How OSHA Standards Impact Training and Development Managers in Film and Television Production
How OSHA Standards Impact Training and Development Managers in Film and Television Production
Film sets buzz with cranes swinging lights, pyrotechnics flashing, and stunt performers leaping from heights. Amid this controlled chaos, OSHA standards under 29 CFR 1910 form the backbone of safety. For Training and Development Managers, these regs aren't just paperwork—they dictate every training module you design.
Core OSHA Standards Hitting Film and TV Sets Hardest
OSHA's General Industry standards (1910) cover most production environments, from soundstages to location shoots. Fall protection (1910.28) demands training for anyone working on rigging or scaffolds—think gaffers climbing 30-foot trusses. Electrical safety (1910.331-335) requires qualified worker certification for handling generators and lights, while hazard communication (1910.1200) mandates SDS training for chemicals in makeup and effects.
Lockout/Tagout (1910.147) sneaks in too: generators and machinery need de-energization protocols before service. I've seen a grip nearly electrocuted tweaking a faulty HMI light because the team skipped LOTO steps—training gaps like that lead to citations topping $150,000 per violation.
Training Mandates: Your Direct Line to Compliance
- Hazard Assessments: OSHA 1910.132 requires PPE training tailored to site-specific risks. As a manager, you're auditing sets for everything from silica dust in set construction to noise from props.
- Frequency and Documentation: Annual refreshers aren't optional; records must prove competency. Miss this, and OSHA's inspection team—triggered by an incident—will scrutinize your program.
- Specialized Audiences: Stunt coordinators get 1910.27 training for performing arts rigging; extras need basic awareness to avoid being unwitting hazards.
These aren't checkboxes. In California, Cal/OSHA Title 8 amps it up with entertainment-specific rules (344.50+), like crane certification and pyrotechnic permits. We once revamped a studio's program after a near-miss with a falling scrim—blending OSHA with Cal/OSHA cut their audit findings by 70%.
Challenges Training Managers Face—and How to Tackle Them
Schedules crush you: shoots run 18-hour days, halting training. Solution? Micro-learning modules via mobile apps—5-minute videos on fall harness inspection before each rig-up.
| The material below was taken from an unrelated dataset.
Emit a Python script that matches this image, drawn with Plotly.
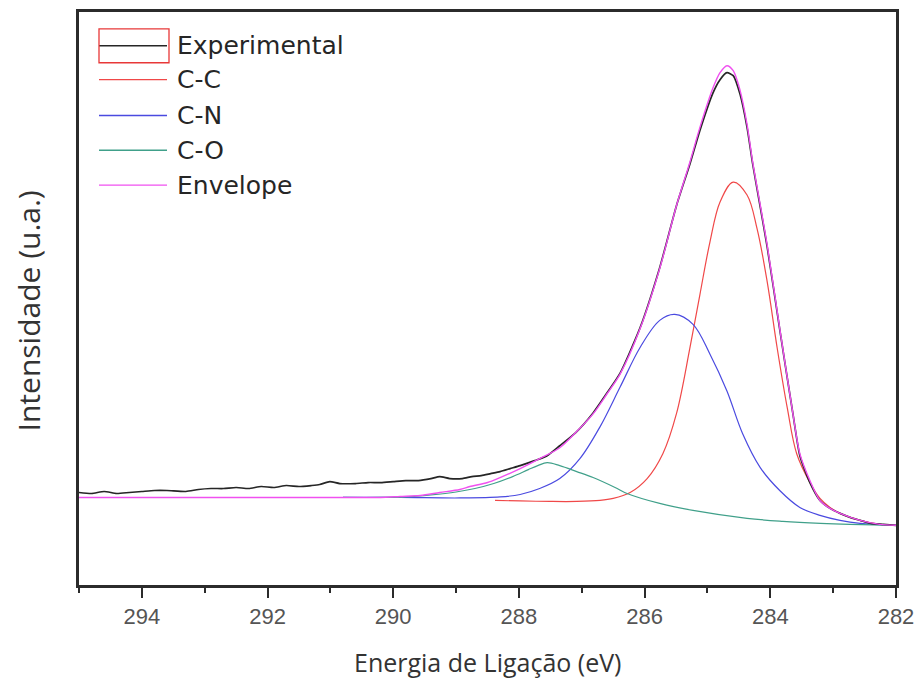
import plotly.graph_objects as go

# Binding energy (eV) and intensity (a.u.) of the C 1s spectrum and its fitted components
exp_energy = [295.0, 294.8, 294.6, 294.4, 294.2, 294.0, 293.8, 293.6, 293.3, 293.1,
              292.9, 292.7, 292.5, 292.3, 292.1, 291.9, 291.7, 291.5, 291.3, 291.17,
              291.01, 290.85, 290.6, 290.4, 290.2, 290.0, 289.8, 289.6, 289.4, 289.26,
              289.1, 288.9, 288.75, 288.6, 288.45, 288.3, 288.14, 287.98, 287.75, 287.55,
              287.35, 287.1, 286.82, 286.6, 286.39, 286.07, 285.76, 285.49, 285.28, 285.12,
              284.91, 284.8, 284.69, 284.59, 284.48, 284.37, 284.28, 284.16, 284.05, 283.85,
              283.64, 283.53, 283.37, 283.21, 283.05, 282.89, 282.73, 282.57, 282.4, 282.2,
              282.0]
exp_intensity = [9.3, 9.2, 9.4, 9.2, 9.3, 9.4, 9.5, 9.5, 9.4, 9.6,
                 9.7, 9.7, 9.8, 9.7, 9.9, 9.8, 10.0, 9.9, 10.0, 10.1,
                 10.4, 10.2, 10.2, 10.3, 10.3, 10.4, 10.5, 10.5, 10.7, 10.9,
                 10.7, 10.7, 10.9, 11.0, 11.2, 11.4, 11.7, 12.0, 12.5, 13.0,
                 14.0, 15.3, 17.3, 19.3, 21.3, 25.9, 31.9, 38.2, 42.3, 45.7,
                 49.5, 50.8, 51.5, 51.2, 49.3, 46.0, 42.3, 38.0, 34.0, 25.7,
                 17.2, 13.0, 10.3, 8.5, 7.7, 7.2, 6.8, 6.5, 6.2, 6.1,
                 6.0]

cc_energy = [288.38, 287.98, 287.5, 287.08, 286.71, 286.5, 286.23, 285.96, 285.71,
             285.49, 285.28, 285.12, 284.96, 284.8, 284.59, 284.37, 284.21, 284.05, 283.89,
             283.73, 283.58, 283.37, 283.21, 283.05, 282.89, 282.57, 282.26, 282.0]
cc_intensity = [8.5, 8.45, 8.4, 8.4, 8.5, 8.7, 9.3, 10.7, 13.2,
                17.3, 23.8, 29.2, 34.5, 38.5, 40.5, 39.2, 35.8, 30.5, 23.8,
                17.8, 13.2, 10.3, 8.7, 7.8, 7.2, 6.5, 6.1, 6.0]

cn_energy = [290.8, 289.89, 288.94, 288.3, 287.98, 287.67, 287.35, 287.03, 286.71, 286.39,
             286.07, 285.76, 285.52, 285.23, 284.96, 284.69, 284.44, 284.16, 283.85, 283.53,
             283.21, 282.89, 282.57, 282.0]
cn_intensity = [8.8, 8.8, 8.75, 8.85, 9.1, 9.7, 10.7, 12.7, 15.9, 19.9,
                23.9, 26.6, 27.2, 26.2, 23.2, 19.5, 15.2, 11.8, 9.5, 7.8,
                7.0, 6.5, 6.2, 6.0]

co_energy = [290.8, 290.2, 289.8, 289.4, 289.0, 288.7, 288.4, 288.1, 287.85, 287.7,
             287.55, 287.35, 287.08, 286.82, 286.47, 286.28, 285.76, 285.23, 284.37, 283.8,
             283.2, 282.73, 282.0]
co_intensity = [8.8, 8.8, 8.85, 9.05, 9.35, 9.7, 10.2, 10.9, 11.6, 12.0,
                12.3, 12.0, 11.4, 10.8, 9.8, 9.2, 8.2, 7.5, 6.7, 6.4,
                6.2, 6.1, 6.0]

env_energy = [295.0, 290.6, 290.2, 289.89, 289.57, 289.26, 288.94, 288.78, 288.5, 288.3,
              287.98, 287.67, 287.35, 287.1, 286.82, 286.6, 286.39, 286.07, 285.76, 285.49,
              285.28, 285.12, 284.91, 284.8, 284.69, 284.59, 284.48, 284.37, 284.28, 284.16,
              284.05, 283.85, 283.64, 283.53, 283.37, 283.21, 283.05, 282.89, 282.57, 282.26,
              282.0]
env_intensity = [8.8, 8.8, 8.8, 8.9, 9.0, 9.3, 9.6, 9.9, 10.3, 10.8,
                 11.7, 12.7, 13.8, 15.3, 17.2, 19.2, 21.2, 25.8, 31.8, 38.2,
                 42.5, 46.0, 50.0, 51.5, 52.2, 51.7, 49.7, 46.3, 42.5, 38.2,
                 34.2, 25.8, 17.2, 13.2, 10.5, 8.5, 7.7, 7.2, 6.5, 6.1,
                 6.0]

x_ticks = [294, 292, 290, 288, 286, 284, 282]
x_minor_ticks = [295, 293, 291, 289, 287, 285, 283]
series_names = ["Experimental", "C-C", "C-N", "C-O", "Envelope"]
series_colors = ["#262626", "#f04848", "#4a4ae0", "#40a08a", "#f050f0"]

fig = go.Figure()

curves = [
    (cc_energy, cc_intensity, 1.2, 1, 1.0),
    (cn_energy, cn_intensity, 1.2, 2, 1.0),
    (co_energy, co_intensity, 1.2, 3, 1.0),
    (exp_energy, exp_intensity, 1.7, 0, 0.6),
    (env_energy, env_intensity, 1.4, 4, 0.8),
]
for xs, ys, w, idx, sm in curves:
    fig.add_trace(go.Scatter(
        x=xs, y=ys, mode="lines", name=series_names[idx],
        line=dict(color=series_colors[idx], width=w, shape="spline", smoothing=sm),
        showlegend=False,
    ))

# Legend keys drawn inside the plot area
L, R, T, B = 79, 896, 9, 585
W, H = R - L, B - T
def px(x):
    return (x - L) / W
def py(y):
    return (B - y) / H

row_y = [43, 77, 113, 148, 183]
shapes = []
annotations = []
for name, color, yy in zip(series_names, series_colors, row_y):
    shapes.append(dict(type="line", xref="paper", yref="paper",
                       x0=px(99), x1=px(167), y0=py(yy), y1=py(yy),
                       line=dict(color=color, width=1.4)))
    annotations.append(dict(x=px(175), y=py(yy), xref="paper", yref="paper",
                            text=name, showarrow=False, xanchor="left", yanchor="middle",
                            font=dict(family="DejaVu Sans", size=25, color="#262626")))
shapes.append(dict(type="rect", xref="paper", yref="paper",
                   x0=px(99), x1=px(169), y0=py(60), y1=py(26),
                   line=dict(color="#e83838", width=1.3)))

annotations.append(dict(x=0.5, y=py(662), xref="paper", yref="paper",
                        text="Energia de Ligação (eV)", showarrow=False,
                        xanchor="center", yanchor="middle",
                        font=dict(family="Open Sans", size=25, color="#333333")))
annotations.append(dict(x=px(28), y=py(310), xref="paper", yref="paper",
                        text="Intensidade (u.a.)", showarrow=False, textangle=-90,
                        xanchor="center", yanchor="middle",
                        font=dict(family="Open Sans", size=30, color="#333333")))

fig.update_layout(
    width=924, height=689,
    margin=dict(l=L, r=924 - R, t=T, b=689 - B),
    paper_bgcolor="white", plot_bgcolor="white",
    shapes=shapes, annotations=annotations,
    xaxis=dict(
        range=[295, 282], tickmode="array", tickvals=x_ticks,
        ticktext=[str(v) for v in x_ticks],
        ticks="outside", ticklen=10, tickwidth=2, tickcolor="#2b2b2b",
        tickfont=dict(family="Liberation Sans", size=22, color="#555555"),
        showline=True, linecolor="#2b2b2b", linewidth=2.5, mirror=True,
        showgrid=False, zeroline=False,
        minor=dict(tickvals=x_minor_ticks, ticks="outside",
                   ticklen=5, tickwidth=2, tickcolor="#2b2b2b", showgrid=False),
    ),
    yaxis=dict(
        range=[0, 57.6], showticklabels=False, ticks="",
        showline=True, linecolor="#2b2b2b", linewidth=2.5, mirror=True,
        showgrid=False, zeroline=False,
    ),
)

fig.write_html("out.html")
Budgets sting too; custom sims for stunt falls cost thousands, but OSHA fines eclipse that.
Pushback from crews is real—they call safety "downtime." Counter with data: BLS stats show entertainment injuries dropped 25% post-2010 training mandates. Play it smart: gamify sessions with VR rig-walkthroughs. I've run ones where teams compete on hazard hunts, boosting retention 40%.
Limitations exist—OSHA evolves slowly, and union rules (IATSE, Teamsters) layer on. Research from NIOSH backs integrated approaches, but results vary by production scale. Track your metrics: pre/post quizzes, incident rates.
Real-World Wins: Elevating Safety Without Killing the Vibe
Take a mid-sized LA production house I consulted: OSHA cited them for inadequate LOTO on set generators. We built a 90-minute hands-on course, integrated with their JHA process. Six months later, zero electrical incidents, smoother audits.
For enterprise outfits, scale with SaaS platforms tracking completions and flagging gaps. Reference OSHA's free resources like the Entertainment Industry page or CSATF guidelines for best-in-class benchmarks.
Bottom line: OSHA standards don't hinder creativity—they arm Training Managers to protect crews, dodge fines, and keep productions rolling. Master them, and your role shifts from compliance cop to safety innovator.